Richard Cordray, an Obama appointee and head of the Consumer Financial Protection Bureau (CFPB) announced to staff in an email Wednesday his plans to resign. While he’s yet to confirm his plans, there’s speculation Cordray will return home to run for Ohio’s governorship.

The CFPB functions as, “a regulator set up in response to the 2008 financial crisis to police mortgages, credit cards and other financial products,” and was the brainchild of Massachusetts Democrat Senator Elizabeth Warren.

Unlike other agencies, due to the unique circumstanced through which the CFPB was created (was part of Dodd-Frank in 2010), Cordray answered to no one. As the bureau’s director, Cordray controlled the budget (other federal entities are subject to Congressional budget allocation), and was subject to no term limits.

“We are long overdue for new leadership at the CFPB, a rouge agency that has done more the hurt consumers than help them. The extreme overregulation it imposes on our economy leads to higher costs and less access to financial products and services, particularly for Americans with lower incomes,” said House Financial Services Chairman Jeb Hensarling, a Republican from Texas.

A chorus of right-leaning organizations, groups, and lawmakers have been calling for Cordray’s resignation for months, in addition to pressuring Trump to can him. Cordray, they claim, used the CFPB not to protect consumers, but as his own personal policy machine.

In 2015, emails revealed the CFPB (under Cordray’s tutelage) collaborated with the Center for Responsible Lending (a left-leaning non-profit) to draft payday lending rules.

The CFPB also used some $170 million from Civil Penalty Fund to fund liberal “consumer advocacy” groups.

Since Trump won the 2016 election, Cordray has used his time as agency head to promote like-minded individuals and create rules that favor Democrat campaigns, including a $43 million payout to a liberal advocacy group that created ads for both the Obama and Hillary campaign.

From The Weekly Standard:

Cordray had pushed CFPB attorneys to complete a rule banning contracts that force consumers to resolve disputes through arbitration rather than class-action lawsuits, a gift to big Democratic donors in the plaintiff’s bar. To avoid the White House’s attention, the director held back the finished rule for weeks, quietly promoting partisan employees and buying time to complete two other important Democratic goals.

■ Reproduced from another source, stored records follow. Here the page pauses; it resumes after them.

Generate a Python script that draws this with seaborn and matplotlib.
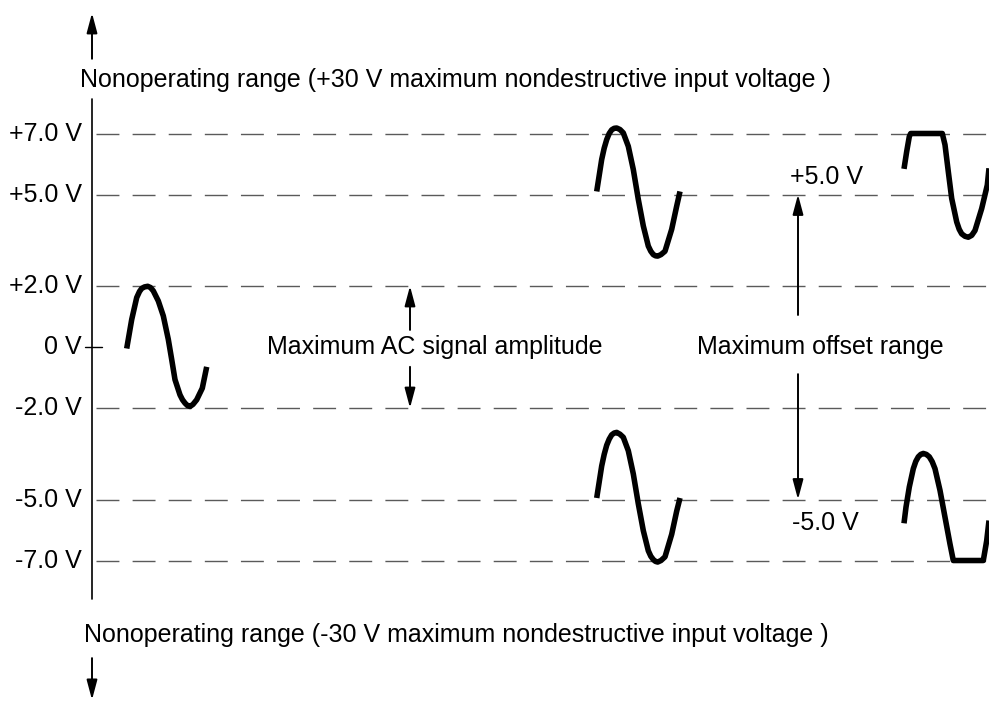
import numpy as np
import pandas as pd
import matplotlib
matplotlib.use("Agg")
import matplotlib.pyplot as plt
import seaborn as sns

# ------------------------------------------------------------
# data (x in px, level in volts)
# ------------------------------------------------------------
level_values = [7.0, 5.0, 2.0, -2.0, -5.0, -7.0]
level_labels = ["+7.0 V", "+5.0 V", "+2.0 V", "-2.0 V", "-5.0 V", "-7.0 V"]
zero_label = "0 V"

# centered AC signal (offset 0)
wave1_x = [126.7, 131.7, 136.7, 139.5, 141.7, 144.5, 147.7, 150.5, 153.3, 158.3,
           163.3, 168.3, 171.7, 175.0, 180.0, 182.5, 185.0, 187.5, 190.0, 193.0,
           196.7, 202.3, 206.7]
wave1_v = [-0.05, 0.90, 1.62, 1.82, 1.92, 1.97, 1.99, 1.95, 1.84, 1.51,
           1.02, 0.25, -0.41, -1.07, -1.57, -1.73, -1.84, -1.92, -1.95, -1.88,
           -1.73, -1.35, -0.65]

# signal at +5 V offset
wave2_x = [596.7, 601.7, 604.2, 606.7, 609.2, 611.7, 614.2, 616.7, 620.0, 623.3,
           628.3, 633.3, 638.3, 643.3, 648.3, 650.8, 653.3, 655.5, 657.7, 661.0,
           665.0, 671.7, 676.7, 680.0]
wave2_v = [5.10, 6.15, 6.52, 6.80, 7.00, 7.12, 7.17, 7.18, 7.13, 7.02,
           6.58, 5.82, 4.84, 3.97, 3.31, 3.14, 3.03, 2.99, 2.98, 3.03,
           3.14, 3.86, 4.62, 5.10]

# signal at -5 V offset
wave3_x = [596.7, 601.7, 604.2, 606.7, 609.2, 611.7, 614.2, 616.7, 620.0, 623.3,
           628.3, 633.3, 638.3, 643.3, 648.3, 650.8, 653.3, 655.5, 657.7, 661.0,
           665.0, 671.7, 676.7, 680.0]
wave3_v = [-4.95, -3.90, -3.52, -3.22, -3.02, -2.88, -2.82, -2.80, -2.86, -2.96,
           -3.40, -4.16, -5.14, -6.02, -6.68, -6.86, -6.97, -7.03, -7.05, -7.00,
           -6.88, -6.14, -5.38, -4.95]

# signal beyond +5 V offset, clipped at +7 V
wave4_x = [904.0, 906.7, 909.3, 910.7, 942.3, 945.0, 948.3, 951.7, 956.7, 959.2,
           961.7, 965.0, 968.3, 971.7, 975.0, 981.7, 987.3, 989.0]
wave4_v = [5.84, 6.41, 6.90, 7.0, 7.0, 6.63, 5.75, 4.87, 4.10, 3.86,
           3.71, 3.63, 3.60, 3.66, 3.82, 4.54, 5.31, 5.86]

# signal beyond -5 V offset, clipped at -7 V
wave5_x = [904.0, 906.0, 909.3, 913.3, 915.8, 918.3, 920.8, 923.3, 926.3, 929.3,
           932.2, 935.0, 940.0, 945.0, 950.0, 953.3, 983.3, 986.7, 989.0]
wave5_v = [-5.78, -5.25, -4.59, -3.99, -3.75, -3.60, -3.52, -3.49, -3.52, -3.60,
           -3.76, -3.99, -4.70, -5.58, -6.46, -7.0, -7.0, -6.35, -5.69]

waves = pd.concat([
    pd.DataFrame({"x": wave1_x, "v": wave1_v, "wave": "ac"}),
    pd.DataFrame({"x": wave2_x, "v": wave2_v, "wave": "pos"}),
    pd.DataFrame({"x": wave3_x, "v": wave3_v, "wave": "neg"}),
    pd.DataFrame({"x": wave4_x, "v": wave4_v, "wave": "pos_clip"}),
    pd.DataFrame({"x": wave5_x, "v": wave5_v, "wave": "neg_clip"}),
], ignore_index=True)

top_note = "Nonoperating range (+30 V maximum nondestructive input voltage )"
bottom_note = "Nonoperating range (-30 V maximum nondestructive input voltage )"
ac_label = "Maximum AC signal amplitude"
offset_label = "Maximum offset range"
offset_top = "+5.0 V"
offset_bottom = "-5.0 V"

# ------------------------------------------------------------
# figure
# ------------------------------------------------------------
sns.set_theme(style="white")
plt.rcParams["font.family"] = ["Liberation Sans", "DejaVu Sans"]
plt.rcParams["text.color"] = "black"

fig = plt.figure(figsize=(9.89, 7.02), dpi=100)
ax = fig.add_axes([0, 0, 1, 1])

fs = 18
x_axis = 92

# dashed reference levels
for v in level_values:
    ax.plot([96, 989], [v, v], color="#5a5a5a", lw=1.0,
            linestyle=(0, (16.5, 9.5)), zorder=1)

# level labels
for v, lab in zip(level_values, level_labels):
    ax.text(82, v, lab, ha="right", va="center", fontsize=fs)
ax.text(82, 0, zero_label, ha="right", va="center", fontsize=fs)
ax.plot([85, 102], [0, 0], color="black", lw=1.0)

# vertical axis
ax.plot([x_axis, x_axis], [8.13, -8.26], color="black", lw=1.2)

arrow_kw = dict(arrowstyle="-|>,head_length=0.6,head_width=0.16",
                color="black", lw=1.4, mutation_scale=20,
                shrinkA=0, shrinkB=0)

# nonoperating range arrows
ax.annotate("", xy=(x_axis, 10.95), xytext=(x_axis, 9.45), arrowprops=arrow_kw)
ax.annotate("", xy=(x_axis, -11.57), xytext=(x_axis, -10.2), arrowprops=arrow_kw)
ax.text(80, 8.75, top_note, ha="left", va="center", fontsize=fs)
ax.text(84, -9.44, bottom_note, ha="left", va="center", fontsize=fs)

# waveforms
sns.lineplot(data=waves, x="x", y="v", units="wave", estimator=None, sort=False,
             color="black", lw=4.0, ax=ax, legend=False, zorder=3,
             solid_capstyle="butt", solid_joinstyle="round")

# AC amplitude arrows
ax.annotate("", xy=(410, 2.0), xytext=(410, 0.56), arrowprops=arrow_kw)
ax.annotate("", xy=(410, -2.0), xytext=(410, -0.65), arrowprops=arrow_kw)
ax.text(435, 0, ac_label, ha="center", va="center", fontsize=fs)

# offset range arrows
ax.annotate("", xy=(798, 5.0), xytext=(798, 1.05), arrowprops=arrow_kw)
ax.annotate("", xy=(798, -5.0), xytext=(798, -0.89), arrowprops=arrow_kw)
ax.text(820, 0, offset_label, ha="center", va="center", fontsize=fs)
ax.text(790, 5.57, offset_top, ha="left", va="center", fontsize=fs)
ax.text(792, -5.77, offset_bottom, ha="left", va="center", fontsize=fs)

ax.set_xlim(0, 989)
ax.set_ylim(-11.639, 11.377)
ax.axis("off")

fig.savefig("out.png", dpi=100, facecolor="white")
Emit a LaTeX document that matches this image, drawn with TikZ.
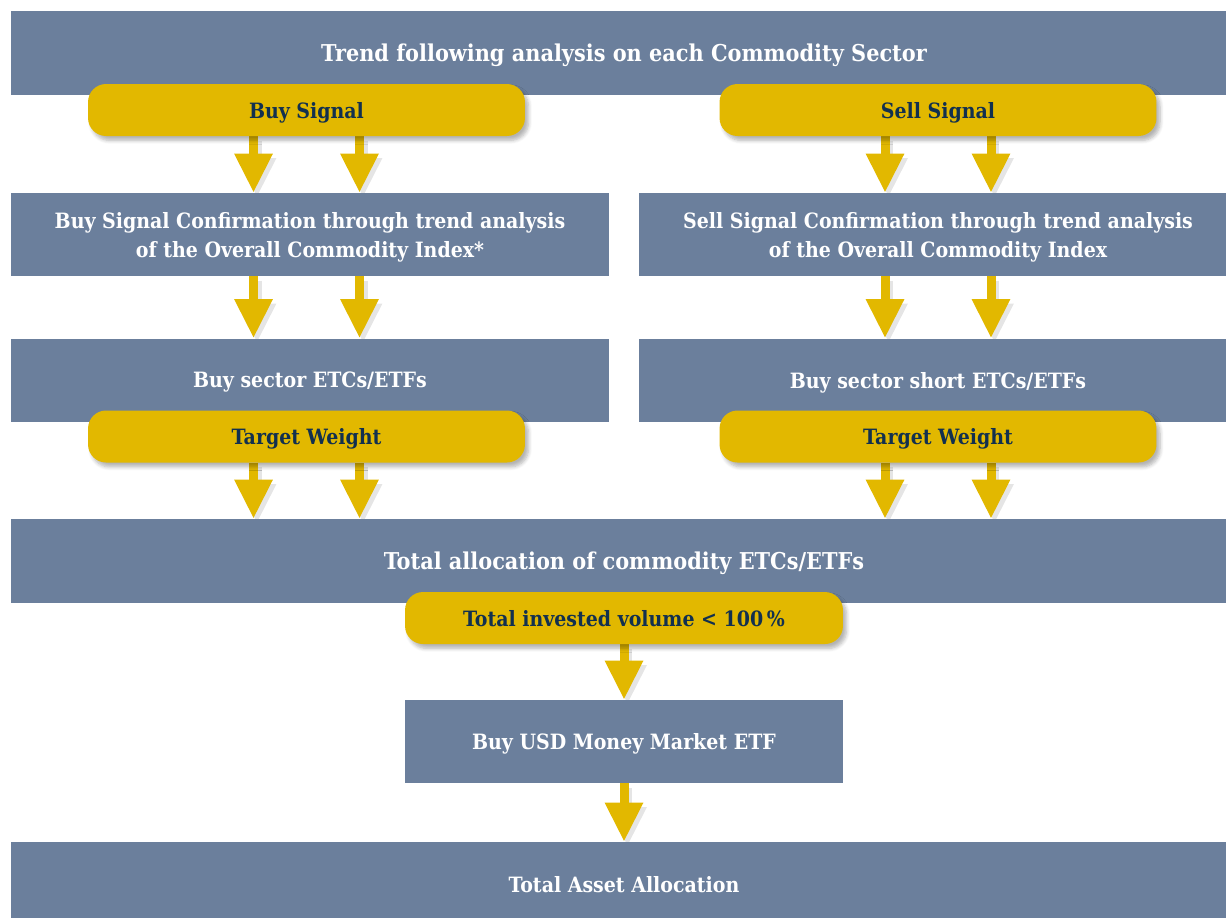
\documentclass[tikz,border=0pt]{standalone}
\usepackage{fontspec}
\setmainfont{DejaVu Serif Condensed}
\usetikzlibrary{arrows.meta,positioning,calc,shadows.blur}

\definecolor{slate}{HTML}{6B7F9C}
\definecolor{gold}{HTML}{E2B800}
\definecolor{navy}{HTML}{12304F}

\pgfdeclarelayer{background}
\pgfsetlayers{background,main}

\begin{document}
\begin{tikzpicture}[
  x=0.02cm, y=-0.02cm,
  font=\bfseries\fontsize{12}{16.5}\selectfont,
  bar/.style={fill=slate, text=white, align=center, inner sep=0pt,
    text depth=0pt, minimum width=11.96cm, minimum height=1.66cm},
  widebar/.style={bar, minimum width=24.52cm, minimum height=1.68cm},
  bigtext/.style={font=\bfseries\fontsize{13.2}{16.5}\selectfont, text depth=-3pt},
  pill/.style={fill=gold, text=navy, align=center, inner sep=0pt, text depth=0pt,
    rounded corners=0.36cm, minimum width=8.74cm, minimum height=1.04cm,
    blur shadow={shadow xshift=2pt, shadow yshift=-2.5pt,
      shadow blur steps=6, shadow opacity=30}},
  fatarrow/.style={draw=gold, line width=0.18cm,
    -{Triangle[width=0.72cm,length=0.78cm]}},
  arrowshadow/.style={draw=black!10, line width=0.18cm,
    -{Triangle[width=0.72cm,length=0.78cm]},
    transform canvas={shift={(2pt,-2.5pt)}}}
]
  \useasboundingbox (0,0) rectangle (1226,917);

  % top
  \node[widebar, bigtext] (trend) at (624,53) {Trend following analysis on each Commodity Sector};
  \node[pill] (buy) at (306.5,110) {Buy Signal};
  \node[pill] (sell) at (938,110) {Sell Signal};

  % confirmation
  \node[bar] (buyconf) at (310,234.5)
    {Buy Signal Confirmation through trend analysis\\of the Overall Commodity Index*};
  \node[bar] (sellconf) at (938,234.5)
    {Sell Signal Confirmation through trend analysis\\of the Overall Commodity Index};

  % sector ETCs
  \node[bar, text depth=-2pt] (buysector) at (310,380) {Buy sector ETCs/ETFs};
  \node[bar, text depth=-2pt] (sellsector) at (938,380) {Buy sector short ETCs/ETFs};
  \node[pill] (buyweight) at (306.5,436.5) {Target Weight};
  \node[pill] (sellweight) at (938,436.5) {Target Weight};

  % totals
  \node[widebar, bigtext, text depth=-5pt] (total) at (624,561) {Total allocation of commodity ETCs/ETFs};
  \node[pill, minimum width=8.76cm] (invested) at (624,618) {Total invested volume < 100\,\%};
  \node[bar, minimum width=8.76cm, text depth=-3pt] (money) at (624,741.5) {Buy USD Money Market ETF};
  \node[widebar] (asset) at (624,884) {Total Asset Allocation};

  % arrows
  \begin{pgfonlayer}{background}
    \foreach \sig/\conf/\sector/\weight in {buy/buyconf/buysector/buyweight,
        sell/sellconf/sellsector/sellweight}{
      \foreach \dx in {-1.06cm,1.06cm}{
        \foreach \st in {arrowshadow,fatarrow}{
          \draw[\st] ([xshift=\dx]\sig.south) -- ([xshift=\dx]\sig.south |- \conf.north);
          \draw[\st] ([xshift=\dx]\sig.south |- \conf.south) -- ([xshift=\dx]\sig.south |- \sector.north);
          \draw[\st] ([xshift=\dx]\weight.south) -- ([xshift=\dx]\weight.south |- total.north);
        }
      }
    }
    \foreach \st in {arrowshadow,fatarrow}{
      \draw[\st] (invested.south) -- (money.north);
      \draw[\st] (money.south) -- (asset.north);
    }
  \end{pgfonlayer}
\end{tikzpicture}
\end{document}
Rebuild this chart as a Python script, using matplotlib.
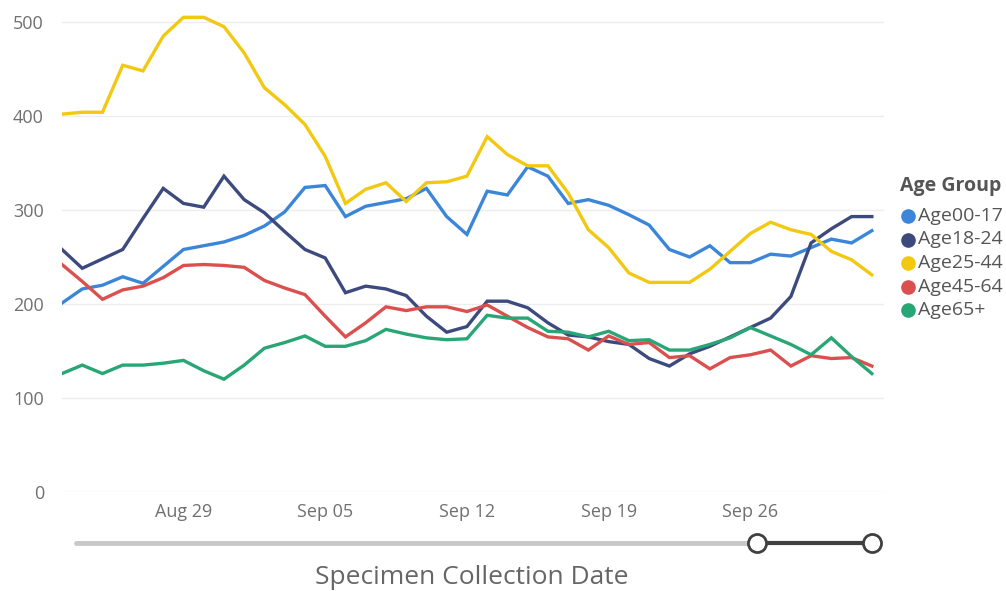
import numpy as np
import pandas as pd
import matplotlib
matplotlib.use("Agg")
import matplotlib.pyplot as plt
from matplotlib.lines import Line2D

plt.rcParams['font.family'] = ['Open Sans', 'DejaVu Sans']

# daily counts by age group, Aug 23 - Oct 2
dates = pd.date_range("2021-08-23", "2021-10-02", freq="D")

age00_17 = [201, 216, 220, 229, 222, 240, 258, 262, 266, 273, 283, 298, 324, 326, 293, 304,
            308, 312, 323, 293, 274, 320, 316, 346, 336, 307, 311, 305, 295, 284, 258, 250,
            262, 244, 244, 253, 251, 260, 269, 265, 278]
age18_24 = [258, 238, 248, 258, 291, 323, 307, 303, 336, 311, 297, 277, 258, 249, 212, 219,
            216, 209, 187, 170, 176, 203, 203, 196, 180, 167, 165, 160, 157, 142, 134, 147,
            155, 165, 175, 185, 208, 265, 280, 293, 293]
age25_44 = [402, 404, 404, 454, 448, 485, 505, 505, 495, 467, 430, 412, 391, 357, 307, 322,
            329, 309, 329, 330, 336, 378, 359, 347, 347, 318, 279, 260, 233, 223, 223, 223,
            237, 256, 275, 287, 279, 274, 256, 247, 231]
age45_64 = [242, 224, 205, 215, 219, 228, 241, 242, 241, 239, 225, 217, 210, 187, 165, 180,
            197, 193, 197, 197, 192, 199, 187, 175, 165, 163, 151, 166, 157, 159, 143, 145,
            131, 143, 146, 151, 134, 145, 142, 143, 134]
age65 = [126, 135, 126, 135, 135, 137, 140, 129, 120, 135, 153, 159, 166, 155, 155, 161,
         173, 168, 164, 162, 163, 188, 185, 185, 171, 170, 165, 171, 161, 162, 151, 151,
         157, 164, 175, 166, 157, 146, 164, 144, 126]

series = [("Age00-17", age00_17, "#3B86D8"),
          ("Age18-24", age18_24, "#3C4A7E"),
          ("Age25-44", age25_44, "#F2C811"),
          ("Age45-64", age45_64, "#DB4F4F"),
          ("Age65+", age65, "#28A675")]

tick_dates = ["2021-08-29", "2021-09-05", "2021-09-12", "2021-09-19", "2021-09-26"]

W, H = 1006, 591
fig = plt.figure(figsize=(W / 100, H / 100), dpi=100)
ax = fig.add_axes([62 / W, 1 - 492 / H, 822 / W, 510 * 0.94 / H])

for name, vals, col in series:
    ax.plot(dates, vals, color=col, lw=2.4, solid_joinstyle="miter", zorder=3)

ax.set_xlim(dates[0], dates[0] + pd.Timedelta(days=40.6))
ax.set_ylim(0, 510)
ax.set_yticks([0, 100, 200, 300, 400, 500])
ax.set_xticks(pd.to_datetime(tick_dates))
ax.set_xticklabels([pd.Timestamp(d).strftime("%b %d") for d in tick_dates])
ax.grid(axis="y", color="#ededed", lw=1)
ax.set_axisbelow(True)
for s in ax.spines.values():
    s.set_visible(False)
ax.tick_params(length=0, labelsize=13, colors="#707070")
ax.tick_params(axis="x", pad=8)
ax.tick_params(axis="y", pad=13)

# range slider under the axis
def px(x, y):
    return x / W, 1 - y / H

fig.add_artist(Line2D(*zip(px(76, 543), px(757, 543)), color="#c8c8c8", lw=3.5,
                      solid_capstyle="round"))
fig.add_artist(Line2D(*zip(px(757, 543), px(872, 543)), color="#404040", lw=3))
for xx in (757, 872):
    fig.add_artist(Line2D([px(xx, 543)[0]], [px(xx, 543)[1]], marker="o", ms=13,
                          mfc="white", mec="#404040", mew=2))

fig.text(472 / W, 1 - 578 / H, "Specimen Collection Date", ha="center", va="center",
         fontsize=19, color="#666666")

# legend (runs off the right edge like the original)
fig.text(900 / W, 1 - 186 / H, "Age Group", ha="left", va="center", fontsize=14,
         fontweight="bold", color="#555555")
for k, (name, vals, col) in enumerate(series):
    yy = 216 + k * 23.5
    fig.add_artist(Line2D([908 / W], [1 - yy / H], marker="o", ms=9.5, color=col, lw=0))
    fig.text(918 / W, 1 - yy / H, name, ha="left", va="center", fontsize=14,
             color="#555555")

fig.savefig("out.png", dpi=100)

The first was a huge payout to GMMB, the liberal advocacy group that created ads for the Obama and Hillary Clinton presidential campaigns, and the sole recipient of the CFPB’s $43 million advertising expenditure since 2013. On June 30, the bureau awarded GMMB a $14.79 million contract for the new fiscal year. Ten days later, the CFPB announced the arbitration rule.

Needless to say, Cordray will not be missed by Republicans, or anyone interested in actual consumer protections.

Ken Blackwell, former Domestic Policy Advisor to the Trump Presidential Transition Team and former Ohio State Treasurer, said in response to the news of Cordray’s resignation:

“Today is welcome news for all consumers as Richard Cordray will no longer be able to misuse the Consumer Financial Protection Bureau’s (CFPB) unchecked power and resources to reward his liberal donors and friends. Under his direction, the CFPB has issued thousands of pages of crushing regulations, some of which have irreparably harmed consumers, and crippled American businesses. If Director Cordray decides to run for Governor, which is highly anticipated, the people of Ohio should be wary of his crony behavior and reject his candidacy outright.”

With Cordray out, Trump has an opportunity to erase Elizabeth Warren’s legacy of leveraging federal agency and dollars over the interests of the people. Good bye, and good riddance.